### Supplied records

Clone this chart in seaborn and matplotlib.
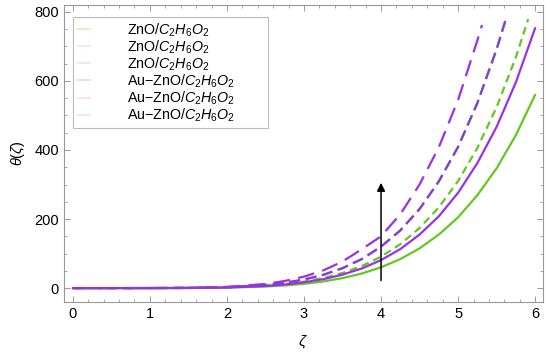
import numpy as np
import pandas as pd
import matplotlib
matplotlib.use("Agg")
import matplotlib.pyplot as plt
import seaborn as sns
from matplotlib.ticker import MultipleLocator

# perfiles de temperatura
zeta = [0, 0.5, 1, 1.5, 2, 2.5, 2.75, 3, 3.25, 3.5, 3.75, 4, 4.25, 4.5, 4.75,
        5, 5.25, 5.5, 5.75, 6]
zno_1 = [0, 0, 0.03, 0.27, 1.3, 4.5, 7.7, 12.4, 19.2, 28.9, 42.2, 60.2, 84, 115,
         155, 205, 269, 347, 443, 560]
auzno_1 = [0, 0, 0.04, 0.36, 1.7, 6.1, 10.4, 16.7, 25.8, 38.9, 56.8, 81, 113, 155,
           208, 276, 362, 467, 596, 753]

zeta_g2 = [0, 0.5, 1, 1.5, 2, 2.5, 2.75, 3, 3.25, 3.5, 3.75, 4, 4.25, 4.5, 4.75,
           5, 5.25, 5.5, 5.75, 5.91]
zno_2 = [0, 0, 0.05, 0.41, 2.0, 6.8, 11.6, 18.7, 29.0, 43.7, 63.8, 91, 127, 174,
         234, 310, 406, 524, 669, 779]

zeta_p2 = [0, 0.5, 1, 1.5, 2, 2.5, 2.75, 3, 3.25, 3.5, 3.75, 4, 4.25, 4.5, 4.75,
           5, 5.25, 5.5, 5.62]
auzno_2 = [0, 0, 0.06, 0.54, 2.6, 9.0, 15.3, 24.7, 38.3, 57.6, 84, 120, 167, 229,
           309, 409, 536, 692, 779]
zno_3 = auzno_2  # queda debajo de la curva morada

zeta_p3 = [0, 0.5, 1, 1.5, 2, 2.5, 2.75, 3, 3.25, 3.5, 3.75, 4, 4.25, 4.5, 4.75,
           5, 5.25, 5.31]
auzno_3 = [0, 0, 0.08, 0.72, 3.5, 12.0, 20.5, 33.1, 51.2, 77, 112.5, 150, 214,
           300, 408, 545, 717, 762]

etiqueta_zno = r"ZnO/$C_2H_6O_2$"
etiqueta_au = r"Au$-$ZnO/$C_2H_6O_2$"

verde = "#62c81e"
morado = "#9b30e8"
morado2 = "#7f3fe0"

sns.set_style("ticks")
plt.rcParams["font.family"] = ["Liberation Sans", "DejaVu Sans"]
plt.rcParams["mathtext.fontset"] = "custom"
plt.rcParams["mathtext.rm"] = "Liberation Sans"
plt.rcParams["mathtext.it"] = "Liberation Sans:italic"
plt.rcParams["text.color"] = "black"
plt.rcParams["xtick.labelcolor"] = "black"
plt.rcParams["ytick.labelcolor"] = "black"
plt.rcParams["axes.labelcolor"] = "black"

fig = plt.figure(figsize=(5.5, 3.55), dpi=100)
ax = fig.add_axes([0.116, 0.149, 0.871, 0.837])

curvas = [
    (zeta, zno_1, verde, "-", 1.6),
    (zeta_g2, zno_2, verde, (0, (3.5, 2.2)), 1.6),
    (zeta_p2, zno_3, "#c08a40", (0, (5, 2.5)), 1.6),
    (zeta, auzno_1, morado, "-", 1.6),
    (zeta_p2, auzno_2, morado2, (0, (5, 2.5)), 1.6),
    (zeta_p3, auzno_3, morado, (0, (7.5, 3.8)), 1.6),
]
for xs, ys, c, ls, lw in curvas:
    sns.lineplot(x=xs, y=ys, ax=ax, color=c, linestyle=ls, lw=lw)

ax.annotate("", xy=(4, 313), xytext=(4, 14),
            arrowprops=dict(arrowstyle="-|>", color="black", lw=1.1,
                            mutation_scale=12))

# leyenda con muestras casi invisibles como en el original
handles = []
colores_ley = ["#d8f0c0", "#d8f4d8", "#dcf2dc", "#f0d0f6", "#f8dcf8", "#dcecec"]
for c in colores_ley:
    h, = ax.plot([], [], color=c, lw=1.2)
    handles.append(h)
labels = [etiqueta_zno + "             "] * 3 + [etiqueta_au + "        "] * 3
leg = ax.legend(handles, labels, loc="upper left", bbox_to_anchor=(0.019, 0.96),
                fontsize=10.3, frameon=True, fancybox=False, handlelength=0.9,
                handletextpad=2.6, borderpad=0.3, labelspacing=-0.02,
                borderaxespad=0)
leg.get_frame().set_edgecolor("#aaaaaa")
leg.get_frame().set_linewidth(0.8)

ax.set_xlim(-0.117, 6.1)
ax.set_ylim(-40.6, 820)
ax.xaxis.set_major_locator(MultipleLocator(1))
ax.xaxis.set_minor_locator(MultipleLocator(0.2))
ax.yaxis.set_major_locator(MultipleLocator(200))
ax.yaxis.set_minor_locator(MultipleLocator(50))
ax.tick_params(which="both", direction="in", top=True, right=True,
               color="#999999", labelsize=10.5)
ax.tick_params(which="major", length=4.5, width=0.7)
ax.tick_params(which="minor", length=2.5, width=0.6)
for s in ax.spines.values():
    s.set_color("#999999")
    s.set_linewidth(0.8)

ax.set_xlabel(r"$\zeta$", fontsize=11, labelpad=9)
ax.set_ylabel(r"$\theta(\zeta)$", fontsize=10.5, labelpad=5)

fig.savefig("out.png", dpi=100)
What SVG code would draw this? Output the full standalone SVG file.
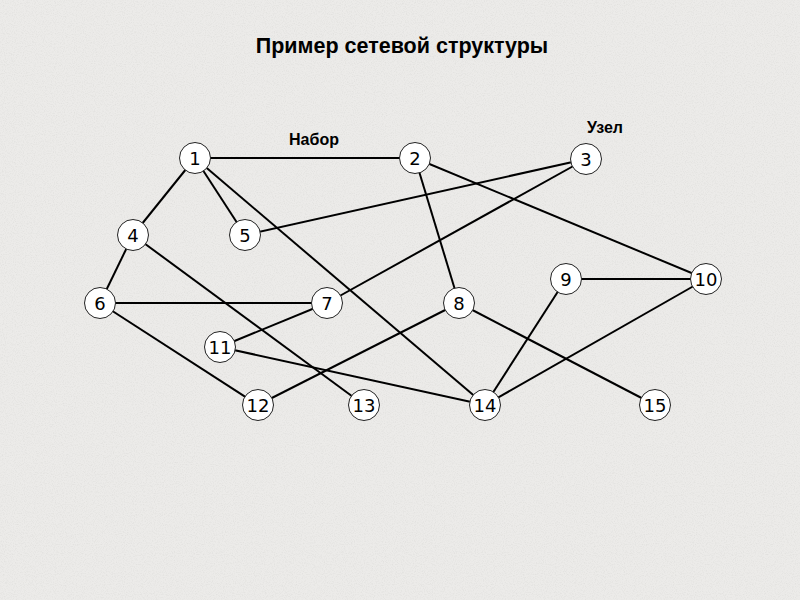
<svg xmlns="http://www.w3.org/2000/svg" width="800" height="600" viewBox="0 0 800 600">
<defs>
<filter id="noise" x="0" y="0" width="100%" height="100%">
<feTurbulence type="fractalNoise" baseFrequency="0.9" numOctaves="2" seed="3" result="t"/>
<feColorMatrix in="t" type="matrix" values="0 0 0 0 0.55  0 0 0 0 0.55  0 0 0 0 0.53  0 0 0 -1.6 0.9" result="n"/>
<feComposite in="n" in2="SourceGraphic" operator="in"/>
</filter>
<style>
.e{stroke:#000;stroke-width:2;fill:none}
.n circle{fill:#fff;stroke:#222;stroke-width:1}
.n text{font-family:"DejaVu Sans","Liberation Sans",sans-serif;font-size:18px;text-anchor:middle;fill:#000}
.lbl{font-family:"Liberation Sans",Arial,sans-serif;font-weight:bold;fill:#000}
</style>
</defs>
<rect width="800" height="600" fill="#ecebe9"/>
<rect width="800" height="600" fill="#fff" filter="url(#noise)" opacity="0.35"/>
<text class="lbl" x="402" y="53" font-size="21.5" text-anchor="middle">Пример сетевой структуры</text>
<text class="lbl" x="314" y="145" font-size="16" text-anchor="middle">Набор</text>
<text class="lbl" x="605" y="133" font-size="16" text-anchor="middle">Узел</text>
<g id="connectors">
<line class="e" x1="195" y1="158" x2="415" y2="158"/>
<line class="e" x1="195" y1="158" x2="133" y2="235"/>
<line class="e" x1="195" y1="158" x2="245" y2="235"/>
<line class="e" x1="195" y1="158" x2="485" y2="405"/>
<line class="e" x1="415" y1="158" x2="459" y2="303"/>
<line class="e" x1="415" y1="158" x2="706" y2="279"/>
<line class="e" x1="586" y1="159" x2="245" y2="235"/>
<line class="e" x1="586" y1="159" x2="327" y2="303"/>
<line class="e" x1="133" y1="235" x2="100" y2="303"/>
<line class="e" x1="133" y1="235" x2="364" y2="405"/>
<line class="e" x1="100" y1="303" x2="327" y2="303"/>
<line class="e" x1="100" y1="303" x2="258" y2="405"/>
<line class="e" x1="327" y1="303" x2="220" y2="347"/>
<line class="e" x1="220" y1="347" x2="485" y2="405"/>
<line class="e" x1="459" y1="303" x2="258" y2="405"/>
<line class="e" x1="459" y1="303" x2="655" y2="405"/>
<line class="e" x1="566" y1="279" x2="706" y2="279"/>
<line class="e" x1="566" y1="279" x2="485" y2="405"/>
<line class="e" x1="706" y1="279" x2="485" y2="405"/>
</g>
<g id="n1" class="n"><circle cx="195" cy="158" r="15.5"/><text x="195" y="164.5">1</text></g>
<g id="n2" class="n"><circle cx="415" cy="158" r="15.5"/><text x="415" y="164.5">2</text></g>
<g id="n3" class="n"><circle cx="586" cy="159" r="15.5"/><text x="586" y="165.5">3</text></g>
<g id="n4" class="n"><circle cx="133" cy="235" r="15.5"/><text x="133" y="241.5">4</text></g>
<g id="n5" class="n"><circle cx="245" cy="235" r="15.5"/><text x="245" y="241.5">5</text></g>
<g id="n6" class="n"><circle cx="100" cy="303" r="15.5"/><text x="100" y="309.5">6</text></g>
<g id="n7" class="n"><circle cx="327" cy="303" r="15.5"/><text x="327" y="309.5">7</text></g>
<g id="n8" class="n"><circle cx="459" cy="303" r="15.5"/><text x="459" y="309.5">8</text></g>
<g id="n9" class="n"><circle cx="566" cy="279" r="15.5"/><text x="566" y="285.5">9</text></g>
<g id="n10" class="n"><circle cx="706" cy="279" r="15.5"/><text x="706" y="285.5">10</text></g>
<g id="n11" class="n"><circle cx="220" cy="347" r="15.5"/><text x="220" y="353.5">11</text></g>
<g id="n12" class="n"><circle cx="258" cy="405" r="15.5"/><text x="258" y="411.5">12</text></g>
<g id="n13" class="n"><circle cx="364" cy="405" r="15.5"/><text x="364" y="411.5">13</text></g>
<g id="n14" class="n"><circle cx="485" cy="405" r="15.5"/><text x="485" y="411.5">14</text></g>
<g id="n15" class="n"><circle cx="655" cy="405" r="15.5"/><text x="655" y="411.5">15</text></g>
</svg>
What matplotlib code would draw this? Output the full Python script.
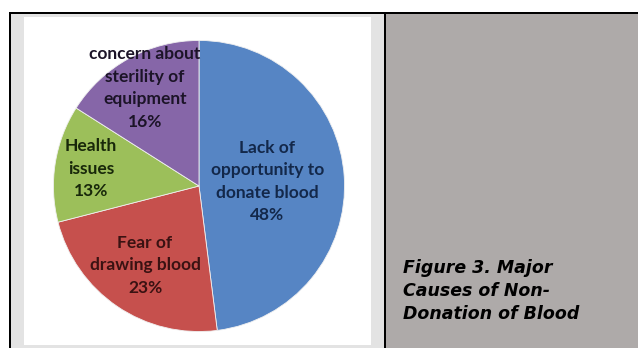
import matplotlib.pyplot as plt
import numpy as np
from matplotlib.patches import Rectangle

# Data
causes = ['Lack of\nopportunity to\ndonate blood', 'Fear of\ndrawing blood',
          'Health\nissues', 'concern about\nsterility of\nequipment']
persen = [48, 23, 13, 16]
warna = ['#5685c4', '#c6504d', '#9cbf5a', '#8666a8']
warna_teks = ['#13284a', '#3a1212', '#18280a', '#1c1428']
jarak_label = [0.47, 0.66, 0.75, 0.77]

W, H = 638, 348
fig = plt.figure(figsize=(W / 100, H / 100), dpi=100)
fig.patch.set_facecolor('white')

def kotak(x0, y0, x1, y1, warna_isi):
    # koordinat piksel dari kiri-atas
    fig.patches.append(Rectangle((x0 / W, 1 - y1 / H), (x1 - x0) / W, (y1 - y0) / H,
                                 transform=fig.transFigure, facecolor=warna_isi,
                                 edgecolor='none', zorder=-1))

# Sel tabel: kiri (grafik) dan kanan (keterangan)
kotak(9, 12, 638, 348, 'black')
kotak(11, 14, 384, 348, '#e3e3e3')
kotak(24, 17, 371, 345, 'white')
kotak(386, 14, 638, 348, '#aeaaa9')

# Pie
cx, cy, r = 199, 186, 147
ax = fig.add_axes([(cx - r) / W, (H - cy - r) / H, 2 * r / W, 2 * r / H])
ax.set_zorder(2)
ax.patch.set_visible(False)
wedges, _ = ax.pie(persen, colors=warna, startangle=90, counterclock=False,
                   radius=1, wedgeprops=dict(linewidth=0.6, edgecolor='#f0f0f0'))
ax.set_xlim(-1.01, 1.01)
ax.set_ylim(-1.01, 1.01)
ax.set_aspect('equal')
ax.axis('off')

for w, nama, p, d, c in zip(wedges, causes, persen, jarak_label, warna_teks):
    sudut = np.deg2rad((w.theta1 + w.theta2) / 2)
    ax.text(d * np.cos(sudut), d * np.sin(sudut), f'{nama}\n{p}%',
            ha='center', va='center', fontsize=12.5, family='Lato',
            fontweight='bold', color=c, linespacing=1.5)

# Keterangan gambar
fig.text(403 / W, 1 - 259 / H, 'Figure 3. Major\nCauses of Non-\nDonation of Blood',
         ha='left', va='top', fontsize=12.5, fontweight='bold', style='italic',
         family='DejaVu Sans', color='black', linespacing=1.36, zorder=3)

fig.savefig('out.png', dpi=100)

######

What is expected:
Only the lines from "What matplotlib code" through "from matplotlib.patches import Rectangle" should appear in your output, copied exactly with both end lines, and with no pictures.

Response for this exercise:
What matplotlib code would draw this? Output the full Python script.
import matplotlib.pyplot as plt
import numpy as np
from matplotlib.patches import Rectangle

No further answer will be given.